I found a poem called "The Two Voices". I started crying. I wasn't alone. That voice inside whispering to me, "would it not be better to remove yourself" hunted him as well. I wasn't alone! I kept crying, devouring his refusal to kill himself, feeling his fight. And then it came. His final stand. Loosely translated: Whatever crazy emotions tell us, nobody's really longed to die, they just thirst unquenchingly for life and it more abundantly. When at the most numb, I just wanted to feel something, which was why I cut. "Yeah, you bleed just to know you're alive..." I listened that evening to Pastor Jim's exact phrasing of the abundant life phrase. I heard what I thought I heard in Tennyson—life... and it more abundantly.

Abundance is not the subject of the sentence. Life is. I heard a cry for hope in Tennyson, a need to find something to rejoice in. There was a second voice and it spoke of a hidden hope. I heard it too. I heard life in that voice's words. When Pastor Jim talks about an abundant life, he's not talking about prosperity, usefulness, and work in an existence (alone, anyway), he's talking about life and large amounts of it.
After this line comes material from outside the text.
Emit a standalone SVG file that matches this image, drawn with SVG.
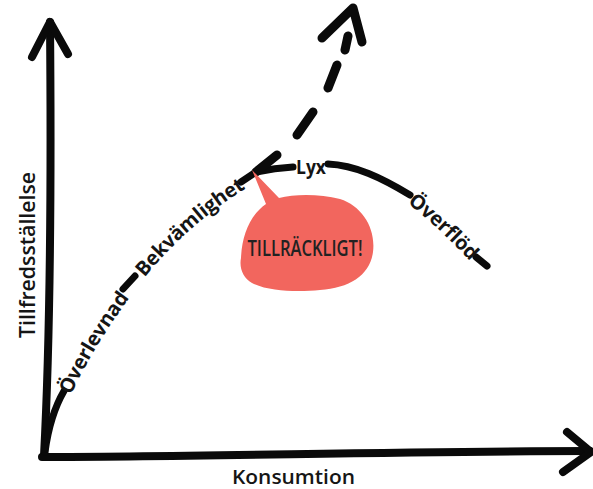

When I think of abundance, I see superficiality. When I think of life, I taste fresh strawberries, feel snow on my toes, hear laughter, see dancing, and smell rain. When I think of life, it's joy and peace and patience and kindness and goodness and perseverance and self-control and, above all, love. That is the life Jesus came to bring, and it more abundantly just means large amounts beyond anything we could ask or dream.

And I have it. It is literally right now in my own spirit. I don't have to go beyond death for what I've been thirsting. It's available to me in the here and now and in that availability, I found healing. I tested it yesterday pretty hard and spent a lot of yesterday evening resting from the trying of the strength found in the joy of the Lord.

  1. I had an eight hour workday and I discovered I love opening shift. I saw my favorite constellations on my way into work.
  2. I got to go to church. Amber Davis scared me for a moment with her lawyer-assistant role and I got to thank her for following Christ and being who she is because she might have been that woman who scared me.
  3. I spent about an hour talking with Hannah Marrero, who is an epic blessing.
  4. I watched Cassie, Tim, Will, and Scott be themselves (can't vouch for Jason, but he doesn't seem to have very many masks if any) and I loved every moment of it.

After twelve hours of sleep, I woke up at 10:10 in the morning. I could never remember the reference for the 'life and it more abundantly' verse, so I looked it up. John 10:10. My family used to joke that 10:10 was happy hour, because when the hands of the clock are on 10 and 2, it looks like a smile. What an awesome reminder of His promise!

So today after more than five years, I sit, healed, with Tennyson and wondered why I ever chose the lesser of two voices.

"I marvell'd how the mind was brought

To anchor by one gloomy thought;

And wherefore rather I made choice

To commune with that barren voice,

Than Him that said, "Rejoice! rejoice!"

The Amplified Bible, John 10:10: "The thief comes only in order to steal and kill and destroy. I came that they may have and enjoy life, and have it in abundance (to the full, till it overflows)."

Our God is more than just something to bow to. He is a Fulfiller of promises, a Redeemer, a Healer, and Love itself.